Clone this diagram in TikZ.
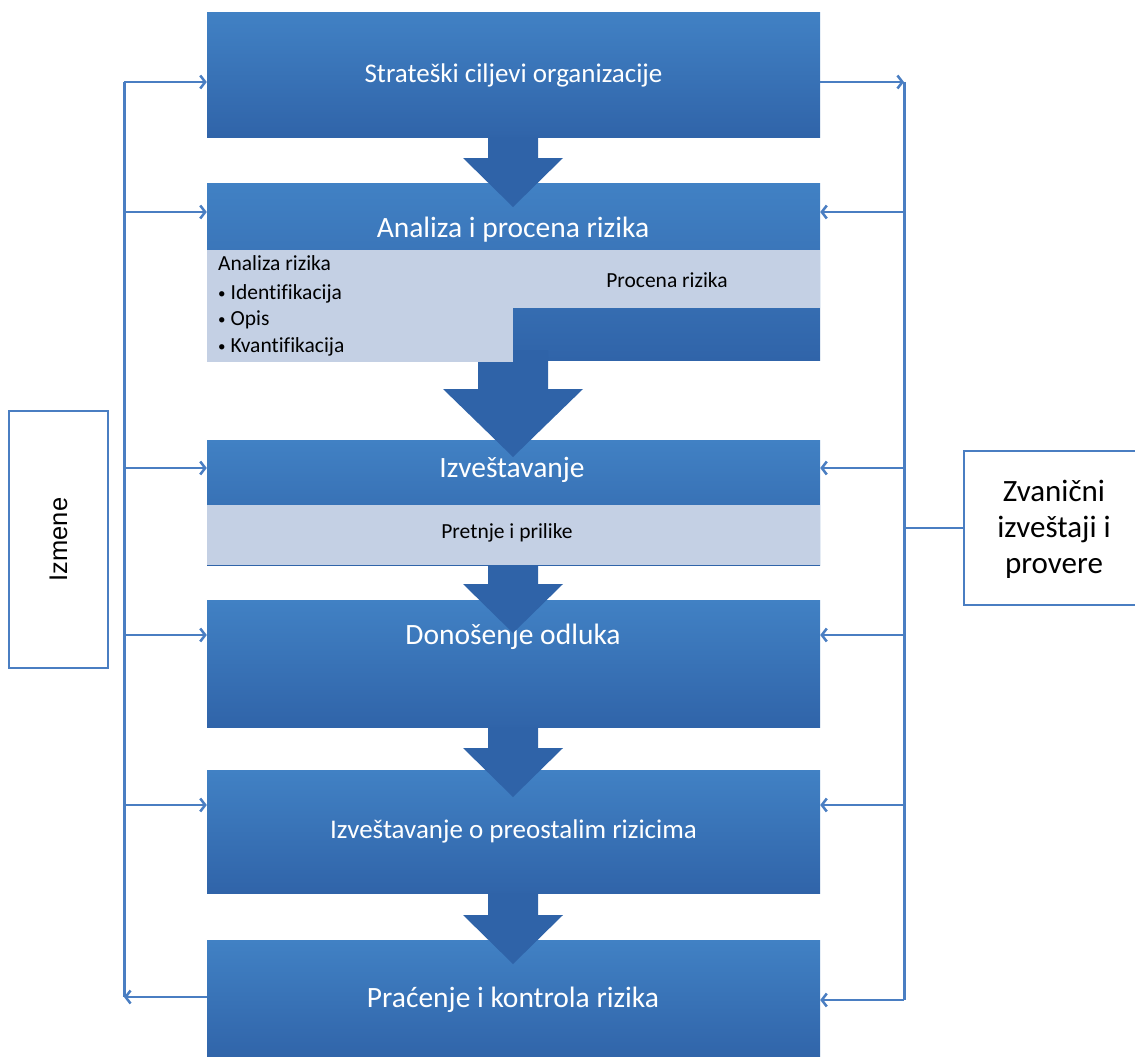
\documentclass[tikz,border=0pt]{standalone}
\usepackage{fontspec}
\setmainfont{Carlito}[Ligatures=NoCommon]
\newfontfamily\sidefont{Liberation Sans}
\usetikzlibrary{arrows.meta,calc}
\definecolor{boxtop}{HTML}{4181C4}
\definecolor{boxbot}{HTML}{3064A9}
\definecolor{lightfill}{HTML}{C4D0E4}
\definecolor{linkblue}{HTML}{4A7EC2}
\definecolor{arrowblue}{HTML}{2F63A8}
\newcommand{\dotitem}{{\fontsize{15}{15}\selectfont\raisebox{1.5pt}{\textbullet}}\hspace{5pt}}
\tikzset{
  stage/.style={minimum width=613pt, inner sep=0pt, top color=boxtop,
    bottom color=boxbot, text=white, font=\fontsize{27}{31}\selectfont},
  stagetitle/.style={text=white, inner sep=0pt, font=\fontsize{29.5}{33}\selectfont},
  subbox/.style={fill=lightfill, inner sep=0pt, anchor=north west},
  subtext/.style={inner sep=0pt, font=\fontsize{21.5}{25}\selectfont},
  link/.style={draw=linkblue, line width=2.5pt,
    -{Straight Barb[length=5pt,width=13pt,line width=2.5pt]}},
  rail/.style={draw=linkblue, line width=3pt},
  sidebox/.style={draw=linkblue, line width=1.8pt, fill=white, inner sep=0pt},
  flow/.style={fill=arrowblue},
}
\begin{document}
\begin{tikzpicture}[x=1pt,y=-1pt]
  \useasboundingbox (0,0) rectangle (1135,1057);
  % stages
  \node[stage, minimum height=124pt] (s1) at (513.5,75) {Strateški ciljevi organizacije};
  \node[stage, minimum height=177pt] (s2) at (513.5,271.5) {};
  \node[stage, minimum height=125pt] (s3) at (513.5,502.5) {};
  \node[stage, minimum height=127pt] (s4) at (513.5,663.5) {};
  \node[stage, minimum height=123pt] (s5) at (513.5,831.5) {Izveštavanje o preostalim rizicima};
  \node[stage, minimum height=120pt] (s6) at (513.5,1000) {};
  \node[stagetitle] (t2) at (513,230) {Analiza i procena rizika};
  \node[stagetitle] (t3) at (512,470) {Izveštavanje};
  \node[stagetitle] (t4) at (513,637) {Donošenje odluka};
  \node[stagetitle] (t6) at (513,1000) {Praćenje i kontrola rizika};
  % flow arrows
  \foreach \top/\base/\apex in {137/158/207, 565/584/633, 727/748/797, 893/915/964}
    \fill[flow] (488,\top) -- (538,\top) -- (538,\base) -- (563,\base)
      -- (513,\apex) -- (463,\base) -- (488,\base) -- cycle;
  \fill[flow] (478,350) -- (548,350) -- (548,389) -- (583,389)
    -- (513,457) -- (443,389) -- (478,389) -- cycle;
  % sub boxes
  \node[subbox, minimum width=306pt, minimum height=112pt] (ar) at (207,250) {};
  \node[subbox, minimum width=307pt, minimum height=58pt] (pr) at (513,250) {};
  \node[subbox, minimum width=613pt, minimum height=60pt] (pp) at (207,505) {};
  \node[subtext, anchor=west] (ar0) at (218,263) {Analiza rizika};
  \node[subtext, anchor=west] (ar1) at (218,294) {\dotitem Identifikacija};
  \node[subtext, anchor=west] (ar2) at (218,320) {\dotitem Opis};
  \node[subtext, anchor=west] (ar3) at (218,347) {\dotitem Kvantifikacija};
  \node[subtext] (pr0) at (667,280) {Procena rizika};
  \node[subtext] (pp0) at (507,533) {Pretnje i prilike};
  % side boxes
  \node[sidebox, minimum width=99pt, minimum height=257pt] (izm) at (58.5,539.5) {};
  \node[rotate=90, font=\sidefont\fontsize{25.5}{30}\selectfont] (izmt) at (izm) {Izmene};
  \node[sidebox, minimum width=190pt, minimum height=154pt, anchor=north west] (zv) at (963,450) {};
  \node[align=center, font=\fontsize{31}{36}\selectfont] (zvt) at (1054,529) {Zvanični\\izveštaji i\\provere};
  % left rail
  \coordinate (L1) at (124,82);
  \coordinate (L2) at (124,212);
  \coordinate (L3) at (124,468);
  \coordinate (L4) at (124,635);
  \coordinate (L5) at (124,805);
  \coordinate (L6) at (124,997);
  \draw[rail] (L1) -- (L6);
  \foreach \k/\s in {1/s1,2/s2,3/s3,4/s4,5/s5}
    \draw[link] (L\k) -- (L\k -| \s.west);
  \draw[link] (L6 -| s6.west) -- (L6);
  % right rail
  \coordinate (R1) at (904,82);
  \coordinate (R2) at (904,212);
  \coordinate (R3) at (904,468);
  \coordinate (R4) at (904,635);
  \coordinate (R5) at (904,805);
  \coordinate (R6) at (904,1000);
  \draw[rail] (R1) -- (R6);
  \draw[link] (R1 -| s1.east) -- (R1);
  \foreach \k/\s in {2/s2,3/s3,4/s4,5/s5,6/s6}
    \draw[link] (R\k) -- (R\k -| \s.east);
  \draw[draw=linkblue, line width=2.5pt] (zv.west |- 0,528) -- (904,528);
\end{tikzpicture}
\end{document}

******

- [To be done]: Reproduce all of the material exactly, apart from the pictures.

- [Response to the exercise]:
Clone this diagram in TikZ.
\documentclass[tikz,border=0pt]{standalone}
\usepackage{fontspec}
\setmainfont{Carlito}[Ligatures=NoCommon]
\newfontfamily\sidefont{Liberation Sans}
\usetikzlibrary{arrows.meta,calc}
\definecolor{boxtop}{HTML}{4181C4}
\definecolor{boxbot}{HTML}{3064A9}
\definecolor{lightfill}{HTML}{C4D0E4}
\definecolor{linkblue}{HTML}{4A7EC2}
\definecolor{arrowblue}{HTML}{2F63A8}
\newcommand{\dotitem}{{\fontsize{15}{15}\selectfont\raisebox{1.5pt}{\textbullet}}\hspace{5pt}}
\tikzset{
  stage/.style={minimum width=613pt, inner sep=0pt, top color=boxtop,
    bottom color=boxbot, text=white, font=\fontsize{27}{31}\selectfont},
  stagetitle/.style={text=white, inner sep=0pt, font=\fontsize{29.5}{33}\selectfont},
  subbox/.style={fill=lightfill, inner sep=0pt, anchor=north west},
  subtext/.style={inner sep=0pt, font=\fontsize{21.5}{25}\selectfont},
  link/.style={draw=linkblue, line width=2.5pt,
    -{Straight Barb[length=5pt,width=13pt,line width=2.5pt]}},
  rail/.style={draw=linkblue, line width=3pt},
  sidebox/.style={draw=linkblue, line width=1.8pt, fill=white, inner sep=0pt},
  flow/.style={fill=arrowblue},
}
\begin{document}
\begin{tikzpicture}[x=1pt,y=-1pt]
  \useasboundingbox (0,0) rectangle (1135,1057);
  % stages
  \node[stage, minimum height=124pt] (s1) at (513.5,75) {Strateški ciljevi organizacije};
  \node[stage, minimum height=177pt] (s2) at (513.5,271.5) {};
  \node[stage, minimum height=125pt] (s3) at (513.5,502.5) {};
  \node[stage, minimum height=127pt] (s4) at (513.5,663.5) {};
  \node[stage, minimum height=123pt] (s5) at (513.5,831.5) {Izveštavanje o preostalim rizicima};
  \node[stage, minimum height=120pt] (s6) at (513.5,1000) {};
  \node[stagetitle] (t2) at (513,230) {Analiza i procena rizika};
  \node[stagetitle] (t3) at (512,470) {Izveštavanje};
  \node[stagetitle] (t4) at (513,637) {Donošenje odluka};
  \node[stagetitle] (t6) at (513,1000) {Praćenje i kontrola rizika};
  % flow arrows
  \foreach \top/\base/\apex in {137/158/207, 565/584/633, 727/748/797, 893/915/964}
    \fill[flow] (488,\top) -- (538,\top) -- (538,\base) -- (563,\base)
      -- (513,\apex) -- (463,\base) -- (488,\base) -- cycle;
  \fill[flow] (478,350) -- (548,350) -- (548,389) -- (583,389)
    -- (513,457) -- (443,389) -- (478,389) -- cycle;
  % sub boxes
  \node[subbox, minimum width=306pt, minimum height=112pt] (ar) at (207,250) {};
  \node[subbox, minimum width=307pt, minimum height=58pt] (pr) at (513,250) {};
  \node[subbox, minimum width=613pt, minimum height=60pt] (pp) at (207,505) {};
  \node[subtext, anchor=west] (ar0) at (218,263) {Analiza rizika};
  \node[subtext, anchor=west] (ar1) at (218,294) {\dotitem Identifikacija};
  \node[subtext, anchor=west] (ar2) at (218,320) {\dotitem Opis};
  \node[subtext, anchor=west] (ar3) at (218,347) {\dotitem Kvantifikacija};
  \node[subtext] (pr0) at (667,280) {Procena rizika};
  \node[subtext] (pp0) at (507,533) {Pretnje i prilike};
  % side boxes
  \node[sidebox, minimum width=99pt, minimum height=257pt] (izm) at (58.5,539.5) {};
  \node[rotate=90, font=\sidefont\fontsize{25.5}{30}\selectfont] (izmt) at (izm) {Izmene};
  \node[sidebox, minimum width=190pt, minimum height=154pt, anchor=north west] (zv) at (963,450) {};
  \node[align=center, font=\fontsize{31}{36}\selectfont] (zvt) at (1054,529) {Zvanični\\izveštaji i\\provere};
  % left rail
  \coordinate (L1) at (124,82);
  \coordinate (L2) at (124,212);
  \coordinate (L3) at (124,468);
  \coordinate (L4) at (124,635);
  \coordinate (L5) at (124,805);
  \coordinate (L6) at (124,997);
  \draw[rail] (L1) -- (L6);
  \foreach \k/\s in {1/s1,2/s2,3/s3,4/s4,5/s5}
    \draw[link] (L\k) -- (L\k -| \s.west);
  \draw[link] (L6 -| s6.west) -- (L6);
  % right rail
  \coordinate (R1) at (904,82);
  \coordinate (R2) at (904,212);
  \coordinate (R3) at (904,468);
  \coordinate (R4) at (904,635);
  \coordinate (R5) at (904,805);
  \coordinate (R6) at (904,1000);
  \draw[rail] (R1) -- (R6);
  \draw[link] (R1 -| s1.east) -- (R1);
  \foreach \k/\s in {2/s2,3/s3,4/s4,5/s5,6/s6}
    \draw[link] (R\k) -- (R\k -| \s.east);
  \draw[draw=linkblue, line width=2.5pt] (zv.west |- 0,528) -- (904,528);
\end{tikzpicture}
\end{document}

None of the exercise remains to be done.